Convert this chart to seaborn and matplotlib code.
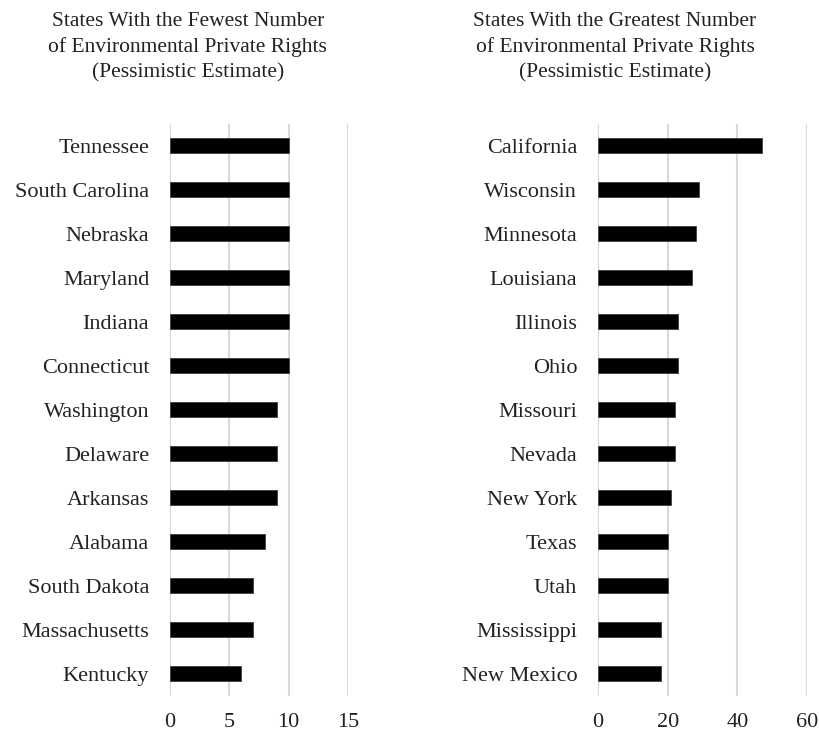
import pandas as pd
import seaborn as sns
import matplotlib.pyplot as plt

# ----- Data ----- #
fewest_states = ["Tennessee", "South Carolina", "Nebraska", "Maryland", "Indiana", "Connecticut",
                 "Washington", "Delaware", "Arkansas", "Alabama", "South Dakota", "Massachusetts",
                 "Kentucky"]
fewest_values = [10, 10, 10, 10, 10, 10, 9, 9, 9, 8, 7, 7, 6]

greatest_states = ["California", "Wisconsin", "Minnesota", "Louisiana", "Illinois", "Ohio",
                   "Missouri", "Nevada", "New York", "Texas", "Utah", "Mississippi", "New Mexico"]
greatest_values = [47, 29, 28, 27, 23, 23, 22, 22, 21, 20, 20, 18, 18]

left_ticks = [0, 5, 10, 15]
right_ticks = [0, 20, 40, 60]

titles = ["States With the Fewest Number\nof Environmental Private Rights\n(Pessimistic Estimate)",
          "States With the Greatest Number\nof Environmental Private Rights\n(Pessimistic Estimate)"]

sns.set_style("white")
plt.rcParams["font.family"] = ["Liberation Serif", "DejaVu Serif"]

fig = plt.figure(figsize=(8.2, 7.34), dpi=100)
ax_left = fig.add_axes([0.2073, 0.0518, 0.2171, 0.7793])
ax_right = fig.add_axes([0.7293, 0.0518, 0.2548, 0.7793])

panels = [
    (ax_left, fewest_states, fewest_values, left_ticks),
    (ax_right, greatest_states, greatest_values, right_ticks),
]

for ax, states, values, ticks in panels:
    df = pd.DataFrame({"State": states, "Count": values})
    sns.barplot(data=df, x="Count", y="State", orient="h", color="black",
                edgecolor="#404040", linewidth=0.6, width=0.34, ax=ax)
    ax.set_xlim(ticks[0], ticks[-1])
    ax.set_ylim(len(states) - 0.5, -0.5)
    ax.set_xticks(ticks)
    ax.set_xlabel("")
    ax.set_ylabel("")
    ax.grid(axis="x", color="#d9d9d9", linewidth=1.5)
    ax.set_axisbelow(True)
    for s in ax.spines.values():
        s.set_visible(False)
    ax.tick_params(axis="both", length=0, labelsize=16, labelcolor="#222222")
    ax.tick_params(axis="x", pad=12)
    ax.tick_params(axis="y", pad=15)

fig.text(0.229, 0.984, titles[0], ha="center", va="top", fontsize=15.5,
         color="#222222", linespacing=1.42)
fig.text(0.75, 0.984, titles[1], ha="center", va="top", fontsize=15.5,
         color="#222222", linespacing=1.42)

fig.savefig("out.png", dpi=100)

——————

» WHAT IS NEEDED
Skip the images and write out the rest of the listing exactly.

» OUTPUT OF THE TASK
Convert this chart to seaborn and matplotlib code.
import pandas as pd
import seaborn as sns
import matplotlib.pyplot as plt

# ----- Data ----- #
fewest_states = ["Tennessee", "South Carolina", "Nebraska", "Maryland", "Indiana", "Connecticut",
                 "Washington", "Delaware", "Arkansas", "Alabama", "South Dakota", "Massachusetts",
                 "Kentucky"]
fewest_values = [10, 10, 10, 10, 10, 10, 9, 9, 9, 8, 7, 7, 6]

greatest_states = ["California", "Wisconsin", "Minnesota", "Louisiana", "Illinois", "Ohio",
                   "Missouri", "Nevada", "New York", "Texas", "Utah", "Mississippi", "New Mexico"]
greatest_values = [47, 29, 28, 27, 23, 23, 22, 22, 21, 20, 20, 18, 18]

left_ticks = [0, 5, 10, 15]
right_ticks = [0, 20, 40, 60]

titles = ["States With the Fewest Number\nof Environmental Private Rights\n(Pessimistic Estimate)",
          "States With the Greatest Number\nof Environmental Private Rights\n(Pessimistic Estimate)"]

sns.set_style("white")
plt.rcParams["font.family"] = ["Liberation Serif", "DejaVu Serif"]

fig = plt.figure(figsize=(8.2, 7.34), dpi=100)
ax_left = fig.add_axes([0.2073, 0.0518, 0.2171, 0.7793])
ax_right = fig.add_axes([0.7293, 0.0518, 0.2548, 0.7793])

panels = [
    (ax_left, fewest_states, fewest_values, left_ticks),
    (ax_right, greatest_states, greatest_values, right_ticks),
]

for ax, states, values, ticks in panels:
    df = pd.DataFrame({"State": states, "Count": values})
    sns.barplot(data=df, x="Count", y="State", orient="h", color="black",
                edgecolor="#404040", linewidth=0.6, width=0.34, ax=ax)
    ax.set_xlim(ticks[0], ticks[-1])
    ax.set_ylim(len(states) - 0.5, -0.5)
    ax.set_xticks(ticks)
    ax.set_xlabel("")
    ax.set_ylabel("")
    ax.grid(axis="x", color="#d9d9d9", linewidth=1.5)
    ax.set_axisbelow(True)
    for s in ax.spines.values():
        s.set_visible(False)
    ax.tick_params(axis="both", length=0, labelsize=16, labelcolor="#222222")
    ax.tick_params(axis="x", pad=12)
    ax.tick_params(axis="y", pad=15)

fig.text(0.229, 0.984, titles[0], ha="center", va="top", fontsize=15.5,
         color="#222222", linespacing=1.42)
fig.text(0.75, 0.984, titles[1], ha="center", va="top", fontsize=15.5,
         color="#222222", linespacing=1.42)

fig.savefig("out.png", dpi=100)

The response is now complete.